Glow-in-the-dark sea creatures in West Coast waters baffle scientists

Jun 23 2017, 5:11 am

Pyrosomes are “mysterious as they are strange,” and they’re showing up in droves in the waters of the Pacific Northwest.

The jelly-like organisms, which glow in the dark and are typically found in more tropical waters, have “exploded in number” closer to home in recent months.

Each pyrosome is made up of small, multicellular organisms – linked together to form a tube-like colony that is closed on one end.

They are filter feeders and use cilia to draw plankton into their mucous filter.

“I have been working here about 30 years now, and had never seen a pyrosome until 2014 when I saw a few in southern Oregon,” said Ric Brodeur, with the Northwest Fisheries Science Center’s (NWFSC) research station in Newport, Oregon.

Brodeur told Daily Hive he saw the numbers increase in 2015, 2016, and again in 2017.

In fact, a five-minute midwater tow of a research net off the Columbia River in late May brought up approximately 60,000 pyrosomes.

Scientists then “spent hours” sorting through the massive catch to find the rare fish they were targeting.

“We don’t know the exact reason why they are here as they are generally found offshore and at more tropical latitudes,” Brodeur said.

However, he speculated that warm conditions off the West Coast during the last three years and relaxed upwelling “may have allowed offshore water to come onto the shelf.”

Upwelling is a process in which deep, cold water rises toward the surface.

But regardless of the reason for the increase in pyrosomes, “they are causing a lot of problems for the salmon and shrimp fisheries,” Brodeur noted.

“They are filter feeders, their main prey are any items are phytoplankton, the base of the food web,” elaborated Moira Galbraith, a Zooplankton Taxonomist in Sidney, BC.

Galbraith told Daily Hive that “basically they would be in direct competition with other filter feeders that rely on phytoplankton for their food source.”
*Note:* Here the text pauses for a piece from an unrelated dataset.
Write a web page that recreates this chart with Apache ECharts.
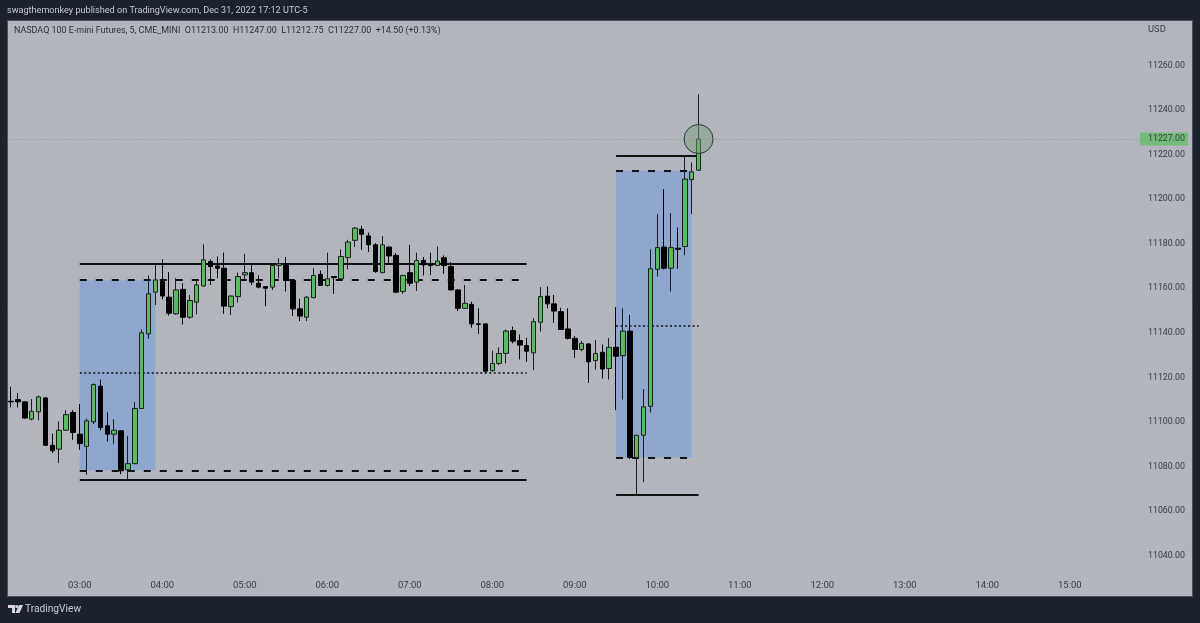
<!DOCTYPE html>
<html><head><meta charset="utf-8">
<style>html,body{margin:0;padding:0;background:#1c212e}#c{width:1200px;height:623px}</style>
<script src="https://cdn.jsdelivr.net/npm/echarts@6/dist/echarts.min.js"></script>
</head><body><div id="c"></div>
<script>
const headerText = 'swagthemonkey published on TradingView.com, Dec 31, 2022 17:12 UTC-5';
const legendText = 'NASDAQ 100 E-mini Futures, 5, CME_MINI  O11213.00  H11247.00  L11212.75  C11227.00  +14.50 (+0.13%)';
const currency = 'USD';
const lastClose = 11227;

const opens = [11109.25,11110,11109,11101.25,11104.5,11110.75,11089.5,11087.75,11096.25,11104.25,
11094.5,11089,11100,11116,11098.25,11094.5,11096,11078.5,11081.25,11106,
11139.5,11158.25,11163,11156,11148.5,11159.5,11147,11153.75,11161,11172,
11170,11169,11151.75,11156.25,11166,11167,11162.25,11160.75,11160.5,11170.25,
11170.75,11163.5,11150.75,11147,11155.75,11166.25,11161.25,11165.25,11164.25,11173.75,
11181.5,11186.5,11183.5,11179.5,11167,11178.5,11174.75,11158.5,11167,11162.75,
11172.5,11170.5,11170.25,11173.75,11169.75,11159.25,11151,11152.75,11144,11144,
11123,11126.25,11130.75,11141,11136.5,11134.25,11131,11144.75,11156.5,11153,
11149.5,11141.75,11137.5,11132.5,11135,11127.5,11131.25,11124,11133.5,11129.75,
11140.75,11084,11094,11107,11168.5,11178.5,11169,11178,11178.75,11208.75,11213];
const closes = [11109,11109,11101.75,11104.75,11111.25,11089.5,11087,11096.25,11103.25,11095.25,
11090.25,11100.5,11116.75,11097.5,11094.5,11096.25,11078,11081.25,11106,11140,
11157.5,11163.75,11156.5,11148.75,11159.25,11147,11154.5,11161.5,11172.75,11169.75,
11169,11152,11156.5,11165.25,11167,11162.75,11160.5,11160,11170.25,11171,
11163.5,11150.75,11147.5,11156,11165.75,11161.25,11164.25,11164.75,11174.25,11180.75,
11187,11184.25,11179.5,11167.5,11179.5,11174.5,11158.25,11165.75,11162.25,11172.5,
11170.5,11170.25,11172.25,11170.25,11159.25,11151,11153.25,11144,11143.75,11122.75,
11126.25,11130.75,11140.75,11136.25,11134.5,11131.75,11145,11156.25,11153,11149.75,
11141.5,11137.5,11132.5,11135.25,11127,11130.75,11123.75,11133.5,11129.5,11140.75,
11084,11094,11106.75,11168.75,11178.25,11169,11178.25,11177.5,11209,11212.25,11227];
const lows = [11106.5,11106.5,11101.5,11100.75,11100.75,11089.25,11086,11081.5,11096,11092,
11087.5,11076.25,11099,11096.25,11091.25,11090,11076.5,11074,11081,11106,
11137.25,11152.5,11155,11147.75,11148,11143.75,11146.25,11148.25,11160.75,11161.5,
11164.5,11148.5,11148,11153.5,11163.75,11161.5,11160,11152,11159.25,11164.5,
11158.5,11147.5,11145.25,11145.25,11155.5,11161,11160.75,11157.5,11164.25,11168.5,
11178.5,11177.25,11176.25,11167,11166.75,11170.5,11157.75,11157.5,11161,11158.75,
11165.75,11166,11170,11166.5,11159,11149.75,11150.75,11142.25,11139.5,11121.75,
11122.5,11125.5,11126.25,11135.25,11128,11127,11123.25,11140.5,11151,11144.5,
11141.25,11137,11128.75,11131.75,11117.5,11123.5,11119.5,11119,11105.25,11110,
11083.25,11067.25,11073,11104.25,11165.25,11168.5,11158.5,11168.75,11174.75,11193.25,11212.75];
const highs = [11115.75,11113,11109,11110.25,11111.75,11111.25,11094.75,11100.25,11105.25,11105.25,
11108,11101.5,11117.25,11119,11104.25,11101.25,11096,11093.75,11109,11141.5,
11165.75,11170.75,11173,11167.25,11164.5,11162.25,11157,11163.75,11179.75,11173,
11174.25,11176,11156.75,11167,11175.5,11170.5,11165.75,11161,11171.25,11173.5,
11174,11163.75,11155.25,11156.5,11169,11168,11176,11165.25,11177.5,11181.75,
11187.5,11188,11185,11180.25,11183.5,11178.75,11175.75,11166,11179.5,11176,
11174,11176,11178.75,11174.75,11171.75,11159.5,11161.5,11154,11151,11144.25,
11132,11133.5,11141.5,11142.75,11139.25,11137.75,11146.5,11160.5,11160.75,11157,
11151.25,11151,11138.5,11136.25,11135.25,11136.75,11134.75,11137.75,11151.5,11151,
11148,11094,11114.75,11177.5,11193.25,11204.5,11193.75,11187.25,11219.25,11216.5,11247];

// range annotations: [start time, end time, price]
const solidLevels  = [['03:00','08:25',11171],['03:00','08:25',11074],['09:30','10:30',11219.5],['09:30','10:30',11067.25]];
const dashedLevels = [['03:00','08:25',11163.75],['03:00','08:25',11078.25],['09:30','10:25',11212.75],['09:30','10:25',11084]];
const dottedLevels = [['03:00','08:25',11122.25],['09:30','10:30',11143.25]];
const rangeBoxes   = [['03:00','03:55',11163.75,11078.25],['09:30','10:25',11212.75,11084]];
const circleMark   = ['10:30',11227];

const pad = n => String(n).padStart(2,'0');
const categories = [];
for (let m = 2*60+10; categories.length < 165; m += 5) categories.push(pad(Math.floor(m/60))+':'+pad(m%60));

const candles = opens.map((o,i)=>[o,closes[i],lows[i],highs[i]]);
const levelLines = arr => arr.map(l=>[{xAxis:l[0],yAxis:l[2]},{xAxis:l[1],yAxis:l[2]}]);
const INK = '#111111';
const AXIS_FONT = 'Roboto';

const mkLine = (arr,type,w) => ({type:'line',data:[],z:2,silent:true,animation:false,showSymbol:false,
  markLine:{silent:true,animation:false,symbol:'none',label:{show:false},
    lineStyle:{color:INK,width:w,type:type,opacity:1},data:levelLines(arr)}});

const chart = echarts.init(document.getElementById('c'),null,{renderer:'canvas'});
chart.setOption({
  backgroundColor:'#1c212e',
  animation:false,
  grid:{left:7.6,top:20.95,width:1134.4,height:534.6,containLabel:false},
  xAxis:{type:'category',data:categories,boundaryGap:true,
    axisLine:{show:false},axisTick:{show:false},splitLine:{show:false},
    axisLabel:{show:true,margin:25,color:'#3a3d45',fontSize:9.5,fontFamily:AXIS_FONT,
      interval:(i,v)=>v.endsWith(':00')}},
  yAxis:{type:'value',position:'right',min:11040,max:11280,interval:20,scale:true,
    axisLine:{show:false},axisTick:{show:false},splitLine:{show:false},
    axisLabel:{margin:6,color:'#3a3d45',fontSize:8.8,fontFamily:AXIS_FONT,align:'left',
      formatter:v=>v>=11280?'':v.toFixed(2)}},
  series:[
    {type:'line',data:[],z:1,silent:true,animation:false,
     markArea:{silent:true,animation:false,itemStyle:{color:'#8fa6cf',opacity:1},
       data:rangeBoxes.map(b=>[{xAxis:b[0],yAxis:b[2]},{xAxis:b[1],yAxis:b[3]}])}},
    mkLine(solidLevels,'solid',2),
    mkLine(dashedLevels,[7,9],2),
    mkLine(dottedLevels,[2,2.5],1.5),
    {type:'candlestick',z:5,data:candles,barWidth:5,silent:true,animation:false,
     itemStyle:{color:'#58bb5f',color0:'#000000',borderColor:'#1a1f1a',borderColor0:'#000000',borderWidth:1},
     markLine:{silent:true,animation:false,symbol:'none',z:1,
       lineStyle:{color:'#6fa37c',width:1,type:[1,2],opacity:.8},
       label:{show:true,position:'end',distance:-2,formatter:()=>lastClose.toFixed(2),
         backgroundColor:'#66bb6a',color:'#22262e',fontSize:8.8,fontFamily:AXIS_FONT,
         padding:[1,6,1,8],width:34,height:11,lineHeight:11,align:'left'},
       data:[{yAxis:lastClose}]}},
    {type:'scatter',z:6,silent:true,animation:false,symbol:'circle',symbolSize:29,
     data:[circleMark],
     itemStyle:{color:'rgba(122,160,125,0.5)',borderColor:'#33393a',borderWidth:1,opacity:1}}
  ],
  graphic:[
    {type:'rect',z:-10,silent:true,shape:{x:7.5,y:20.5,width:1185,height:576},
     style:{fill:'#b2b5be',stroke:'#4c505c',lineWidth:1}},
    {type:'text',z:10,left:7,top:6,silent:true,style:{text:headerText,fill:'#c8cad0',font:'9.1px Roboto'}},
    {type:'text',z:10,left:14,top:26,silent:true,style:{text:legendText,fill:'#2e3138',font:'8.95px Roboto'}},
    {type:'text',z:10,left:1148,top:25,silent:true,style:{text:currency,fill:'#3a3d45',font:'9.4px Roboto'}},
    {type:'text',z:10,left:25,top:604,silent:true,style:{text:'TradingView',fill:'#c8cad0',font:'10.2px Roboto'}},
    {type:'polygon',z:10,silent:true,shape:{points:[[8,605],[15,605],[15,613],[12,613],[12,608],[8,608]]},style:{fill:'#d6d8de'}},
    {type:'circle',z:10,silent:true,shape:{cx:16.7,cy:606.5,r:1.5},style:{fill:'#d6d8de'}},
    {type:'polygon',z:10,silent:true,shape:{points:[[19,605],[23,605],[19.5,613],[15.5,613]]},style:{fill:'#d6d8de'}}
  ]
});
</script></body></html>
The main problem, Galbraith said, is that the creatures are simply “in the wrong place.”

Pyrosomes have no natural predators in the region, meaning they “could well be eating all the food that would normally go to larval crustaceans and fish.”

Another issue, she explained, “is that if the waters that they are swimming in now, cools off, it may lead to a mass death where all these colonies fall to the bottom making a layer of decomposing bodies thick enough to rob surrounding waters of oxygen leading to an anoxic event.”